According to him, Japan and Russia have already done a number of measures to enhance cooperation and the mutual trust.
“At government level, you can see the increase in visit of Russian high officials to Japan. It is very important and helps continue high-level political dialogues. There is a significant progress in business field, too: our mutual understanding and trust is deepening. In order to enhance the trust, we have to derive benefit from concrete collaborative projects and see each other as reliable partners,” Hironori Fushita comcluded.
The Kuril Islands (also known as the Northern Territories) are volcanic islands that stretch about 1,200 km northeast from Hokkaido, Japan, to Kamchatka, Russia, separating the Sea of Okhotsk from the North Pacific Ocean. The total land area is about 15,600 sq km.
In 1745, a large part of the Kuril Islands was mapped to the General Map of the Russian Empire in the Academic atlas.
In the second half of the XVIII century permanent Russian settlement existed in the Kurils.
The Japanese moved to the Northern Kurils in parallel with the development of the Kurils by Russia.
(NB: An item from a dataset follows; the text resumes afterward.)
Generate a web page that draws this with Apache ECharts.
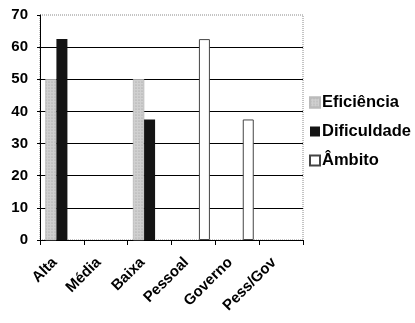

In 1795, Russia built a defensive fortified military camp on the island of Urup.
By 1804 the islands had the dual power: Russia’s influence was felt more strongly in the Northern Kurils, Japan’s — in the South. Formally, the Kuril Islands still belonged to Russia. In accordance with the map of 1809, the Kurils and Kamchatka were attributed to the Irkutsk region.
On 7 February 1855, the countries signed the first Russian-Japanese treaty, under which all the Kuril Islands to the north of the Iturup island were declared Russian.
In accordance with the Russian-Japanese Treaty of 1875, Russia ceded to Japan 18 Kuril Islands. Japan, in turn, recognized the island of Sakhalin wholly owned by Russia.
In the period from 1875 to 1945, the Kuril Islands were under the Japanese rule.
Under the decision of the Yalta Conference of heads of the USSR, the USA and the UK held in 1945, the Kuril Islands were to be transferred to the Soviet Union after the war against Japan.
As a result of the Kuril landing operation August 18 – September 1, 1945, the Kuril Islands were liberated from Japanese troops by the Soviet Army.
On 2 September 1945, Japan signed the unconditional surrender, accepting the Potsdam Declaration of 1945, according to which its sovereignty was limited to the islands of Honshu, Kyushu, Shikoku and Hokkaido and the smaller islands of Japanese archipelago. Iturup, Kunashir, Shikotan and Habomai passed to the Soviet Union.
On 2 February 1946, Iturup, Kunashir, Shikotan and Habomai were incorporated into the Soviet Union by the Presidium of the Supreme Soviet of the USSR.
According to the San Francisco Peace Treaty of 1951, Japan renounced all rights to the Kuril Islands. Soviet delegation did not sign the treaty, saying that it considered it as a separate agreement between the governments of the United States and Japan.
Joint Declaration of the Soviet Union and Japan of 1956 officially put an end to hostilities between the two countries. Moscow agreed to transfer Shikotan and Habomai to Japan after the peace treaty, however, the Japanese government insisted on the transfer of all four islands – so a peace treaty was not signed.
After the conclusion of the Japan-US Security Treaty in 1960, the Soviet Union withdrew commitments made by the Declaration of 1956.
In 1993, the Russian President and Prime Minister of Japan signed the Tokyo Declaration on Japan-Russia relations, according to which the parties agree to continue negotiations for an early conclusion of a peace treaty.